3. Usability Requirements: Perhaps the most nuanced, this dimension attends to the user-centered aspects, ensuring that explanations are comprehensible, actionable, and tailored to the needs of the audience. Properties like soundness, completeness, coherence, and parsimony are pivotal for fostering trust and reliability in AI systems.
4. Safety Requirements: Explainability methods must mitigate risks relating to privacy, security, and robustness. This involves measuring how much information an explanation reveals about the model and data, and the potential for adversarial misuse.
5. Validation Requirements: This dimension underscores the importance of empirically validating explainability methods, either through synthetic experiments or user studies.
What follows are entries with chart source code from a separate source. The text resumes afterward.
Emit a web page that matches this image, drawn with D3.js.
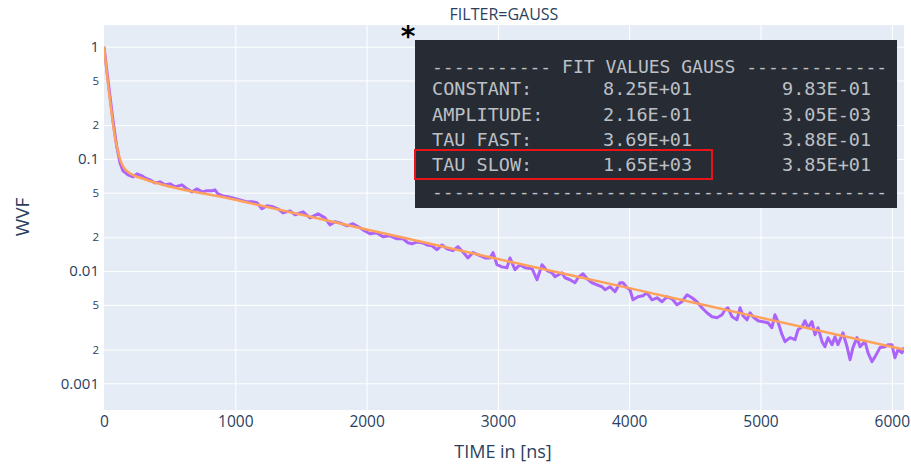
<!DOCTYPE html>
<html>
<head>
<meta charset="utf-8">
<script src="https://cdn.jsdelivr.net/npm/d3@7"></script>
<style>
  body { margin: 0; background: #fff; }
  svg { display: block; }
</style>
</head>
<body>
<svg id="chart"></svg>
<script>
// measured waveform (time in ns, WVF)
const dataTime = [0,21,46,71,97,122,145,183,221,251,
    289,312,350,388,426,465,503,541,594,632,
    670,708,746,784,822,845,868,906,944,982,
    1036,1089,1135,1165,1203,1241,1287,1325,1363,1417,
    1455,1516,1569,1630,1683,1721,1759,1797,1851,1896,
    1950,1973,2026,2079,2125,2178,2231,2277,2315,2346,
    2384,2422,2460,2498,2536,2574,2612,2658,2696,2734,
    2772,2810,2864,2902,2940,2963,2993,3031,3069,3092,
    3130,3168,3206,3260,3298,3336,3374,3412,3435,3488,
    3511,3549,3587,3610,3648,3679,3717,3755,3793,3816,
    3854,3892,3930,3953,3983,4006,4029,4067,4105,4135,
    4174,4212,4250,4288,4326,4364,4402,4440,4478,4516,
    4554,4592,4631,4669,4707,4730,4752,4783,4821,4844,
    4867,4897,4920,4943,4981,5019,5057,5087,5110,5133,
    5164,5187,5225,5263,5286,5317,5339,5362,5392,5415,
    5438,5469,5491,5514,5545,5567,5590,5628,5659,5682,
    5704,5735,5758,5796,5819,5849,5872,5910,5948,5971,
    6001,6024,6047,6078,6093]
const dataWvf = [1.0,0.620,0.359,0.209,0.129,0.0921,0.0781,0.0720,0.0691,0.0735,
    0.0706,0.0677,0.0650,0.0611,0.0624,0.0587,0.0599,0.0563,0.0587,0.0540,
    0.0508,0.0540,0.0508,0.0519,0.0519,0.0530,0.0488,0.0468,0.0459,0.0449,
    0.0431,0.0414,0.0414,0.0406,0.0359,0.0382,0.0374,0.0359,0.0330,0.0344,
    0.0317,0.0337,0.0298,0.0324,0.0298,0.0258,0.0275,0.0269,0.0253,0.0264,
    0.0243,0.0233,0.0215,0.0219,0.0202,0.0206,0.0194,0.0194,0.0179,0.0175,
    0.0182,0.0179,0.0171,0.0168,0.0155,0.0171,0.0158,0.0152,0.0165,0.0148,
    0.0131,0.0146,0.0137,0.0131,0.0131,0.0146,0.0114,0.0109,0.0107,0.0131,
    0.0103,0.0114,0.0107,0.0105,0.00837,0.0114,0.0101,0.00966,0.00890,0.00966,
    0.00872,0.00837,0.00787,0.00872,0.00946,0.00854,0.00787,0.00755,0.00725,0.00682,
    0.00725,0.00654,0.00787,0.00787,0.00710,0.00682,0.00555,0.00590,0.00603,0.00641,
    0.00555,0.00578,0.00533,0.00590,0.00567,0.00501,0.00533,0.00615,0.00578,0.00533,
    0.00471,0.00425,0.00392,0.00384,0.00408,0.00452,0.00471,0.00392,0.00368,0.00471,
    0.00400,0.00368,0.00425,0.00392,0.00361,0.00354,0.00346,0.00313,0.00408,0.00354,
    0.00271,0.00235,0.00255,0.00245,0.00300,0.00319,0.00361,0.00313,0.00354,0.00271,
    0.00313,0.00235,0.00212,0.00255,0.00221,0.00260,0.00221,0.00282,0.00212,0.00162,
    0.00208,0.00255,0.00212,0.00235,0.00187,0.00156,0.00172,0.00208,0.00212,0.00221,
    0.00221,0.00169,0.00199,0.00187,0.00208]

// fitted curve
const fitTime = [0,10,20,30,40,60,80,100,125,150,200,300,1000,2000,3000,4000,5000,6093]
const fitWvf = [1.0,0.78,0.61,0.48,0.38,0.245,0.165,0.125,0.097,0.084,0.0740,0.0665,0.0432,0.0235,0.0128,0.00705,0.00385,0.00200]

const xTicks = [0, 1000, 2000, 3000, 4000, 5000, 6000]
const yMajorTicks = [1, 0.1, 0.01, 0.001]
const yMinorTicks = [0.5, 0.2, 0.05, 0.02, 0.005, 0.002]

const fitHeader = "----------- FIT VALUES GAUSS -------------"
const fitNames = ["CONSTANT:", "AMPLITUDE:", "TAU FAST:", "TAU SLOW:"]
const fitValues = ["8.25E+01", "2.16E-01", "3.69E+01", "1.65E+03"]
const fitErrors = ["9.83E-01", "3.05E-03", "3.88E-01", "3.85E+01"]

const config = {
    width: 911, height: 465,
    plot: { left: 104, right: 904, top: 25, bottom: 410 },
    colors: { plotBg: "#e5ecf6", grid: "#ffffff", text: "#2a3f5f", data: "#ab63fa", fit: "#FFA15A" },
    font: "'Open Sans', verdana, arial, sans-serif"
}

const svg = d3.select("#chart").attr("width", config.width).attr("height", config.height)
const p = config.plot

const x = d3.scaleLinear().domain([0, 6093]).range([p.left, p.right])
const y = d3.scaleLog().domain([0.000578, 1.56]).range([p.bottom, p.top])

svg.append("rect")
    .attr("x", p.left).attr("y", p.top)
    .attr("width", p.right - p.left).attr("height", p.bottom - p.top)
    .attr("fill", config.colors.plotBg)

// grid lines
const xGrid = d3.axisBottom(x).tickValues(xTicks.slice(1)).tickSize(-(p.bottom - p.top)).tickFormat("")
svg.append("g").attr("transform", `translate(0,${p.bottom})`).call(xGrid)
    .call(g => g.select(".domain").remove())
    .call(g => g.selectAll("line").attr("stroke", config.colors.grid).attr("stroke-width", 1))

const yGrid = d3.axisLeft(y).tickValues(yMajorTicks.concat(yMinorTicks)).tickSize(-(p.right - p.left)).tickFormat("")
svg.append("g").attr("transform", `translate(${p.left},0)`).call(yGrid)
    .call(g => g.select(".domain").remove())
    .call(g => g.selectAll("line").attr("stroke", config.colors.grid).attr("stroke-width", 1))

// tick labels
const xAxis = d3.axisBottom(x).tickValues(xTicks).tickSize(0).tickPadding(0).tickFormat(d3.format("d"))
svg.append("g").attr("transform", `translate(0,${p.bottom + 6})`).call(xAxis)
    .call(g => g.select(".domain").remove())
    .call(g => g.selectAll("text").attr("fill", config.colors.text)
        .style("font-family", config.font).style("font-size", "15.5px"))

const yAxisMajor = d3.axisLeft(y).tickValues(yMajorTicks).tickSize(0).tickPadding(5).tickFormat(d => String(d))
svg.append("g").attr("transform", `translate(${p.left},0)`).call(yAxisMajor)
    .call(g => g.select(".domain").remove())
    .call(g => g.selectAll("text").attr("fill", config.colors.text)
        .style("font-family", config.font).style("font-size", "15px"))

const yAxisMinor = d3.axisLeft(y).tickValues(yMinorTicks).tickSize(0).tickPadding(5)
    .tickFormat(d => String(Math.round(d / Math.pow(10, Math.floor(Math.log10(d) + 1e-9)))))
svg.append("g").attr("transform", `translate(${p.left},0)`).call(yAxisMinor)
    .call(g => g.select(".domain").remove())
    .call(g => g.selectAll("text").attr("fill", config.colors.text)
        .style("font-family", config.font).style("font-size", "11.5px"))

// lines
svg.append("clipPath").attr("id", "plotClip").append("rect")
    .attr("x", p.left).attr("y", p.top).attr("width", p.right - p.left).attr("height", p.bottom - p.top)

const dataPoints = dataTime.map((t, i) => [t, dataWvf[i]])
const fitPoints = fitTime.map((t, i) => [t, fitWvf[i]])

svg.append("path").datum(dataPoints)
    .attr("clip-path", "url(#plotClip)")
    .attr("d", d3.line().x(d => x(d[0])).y(d => y(d[1])))
    .attr("fill", "none").attr("stroke", config.colors.data)
    .attr("stroke-width", 3).attr("stroke-linejoin", "round")

svg.append("path").datum(fitPoints)
    .attr("clip-path", "url(#plotClip)")
    .attr("d", d3.line().x(d => x(d[0])).y(d => y(d[1])).curve(d3.curveMonotoneX))
    .attr("fill", "none").attr("stroke", config.colors.fit)
    .attr("stroke-width", 2.5).attr("stroke-linejoin", "round")

// axis titles
svg.append("text")
    .text("TIME in [ns]")
    .attr("x", 503).attr("y", 458)
    .attr("text-anchor", "middle")
    .attr("fill", config.colors.text)
    .style("font-family", config.font).style("font-size", "18px")

svg.append("text")
    .text("WVF")
    .attr("transform", "translate(29,217) rotate(-90)")
    .attr("text-anchor", "middle")
    .attr("fill", config.colors.text)
    .style("font-family", config.font).style("font-size", "19px")

svg.append("text")
    .text("FILTER=GAUSS")
    .attr("x", 504).attr("y", 19.5)
    .attr("text-anchor", "middle")
    .attr("fill", config.colors.text)
    .style("font-family", config.font).style("font-size", "16px")

// fit result box
const box = svg.append("g")
box.append("rect")
    .attr("x", 415).attr("y", 40).attr("width", 482).attr("height", 168)
    .attr("fill", "#272b33")

const mono = "'DejaVu Sans Mono', 'Liberation Mono', monospace"
const boxText = "#bcc0c6"
box.append("text").text(fitHeader)
    .attr("x", 432).attr("y", 72.5)
    .attr("fill", boxText).style("font-family", mono).style("font-size", "18px")
    .style("white-space", "pre").attr("xml:space", "preserve")

const rowBase = [95, 120.5, 145.5, 171]
fitNames.forEach((name, i) => {
    box.append("text").text(name).attr("x", 432).attr("y", rowBase[i])
        .attr("fill", boxText).style("font-family", mono).style("font-size", "18.5px")
    box.append("text").text(fitValues[i]).attr("x", 603).attr("y", rowBase[i])
        .attr("fill", boxText).style("font-family", mono).style("font-size", "18.5px")
    box.append("text").text(fitErrors[i]).attr("x", 782).attr("y", rowBase[i])
        .attr("fill", boxText).style("font-family", mono).style("font-size", "18.5px")
})

box.append("text").text("-".repeat(42))
    .attr("x", 432).attr("y", 198)
    .attr("fill", boxText).style("font-family", mono).style("font-size", "18px")

box.append("rect")
    .attr("x", 415).attr("y", 150).attr("width", 297).attr("height", 29)
    .attr("fill", "none").attr("stroke", "#e8141a").attr("stroke-width", 2)

svg.append("text")
    .text("*")
    .attr("x", 408).attr("y", 46)
    .attr("text-anchor", "middle")
    .attr("fill", "#000")
    .style("font-family", "'DejaVu Sans', sans-serif").style("font-weight", "bold").style("font-size", "28px")
</script>
</body>
</html>
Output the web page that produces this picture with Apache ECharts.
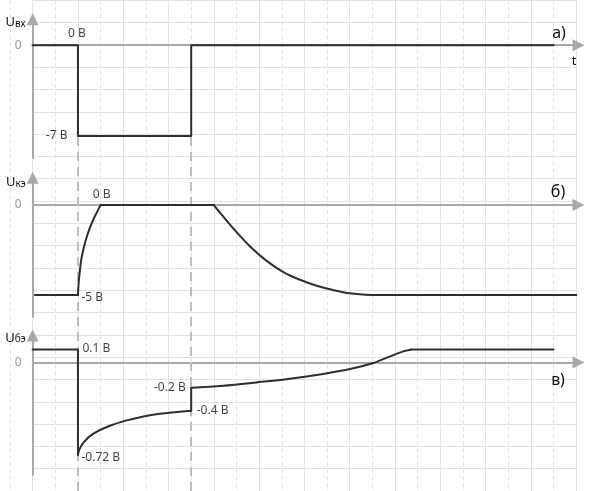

Verification processes ascertain the method's effectiveness and faithfulness to the theoretical underpinnings it claims to satisfy.

Implications and Future Directions

The introduction of Explainability Fact Sheets provides a structured medium for discussing, evaluating, and reporting the properties of explainable AI techniques. By unifying evaluation methods, these fact sheets promote transparency, comparability, and a higher standard of scrutiny in the design and deployment of XAI methods.

In practical terms, the framework's adoption could improve adherence to best practices and aid in compliance with regulations like the GDPR's "right to explanation." The methodical assessment this framework enables is not just beneficial for developers but also regulatory bodies and certification entities, ensuring AI models’ fairness and accountability.

Looking forward, this framework may evolve through community contributions and adaptations, fostering a culture of transparency in AI research. The prospect of hosting these Explainability Fact Sheets within a centralized online repository could facilitate ongoing refinement and widespread adoption, ultimately advancing the broader field of interpretable and transparent AI. Future work could explore measuring trade-offs between competing desiderata, as understanding these balances is crucial for the practical deployment of explainable systems.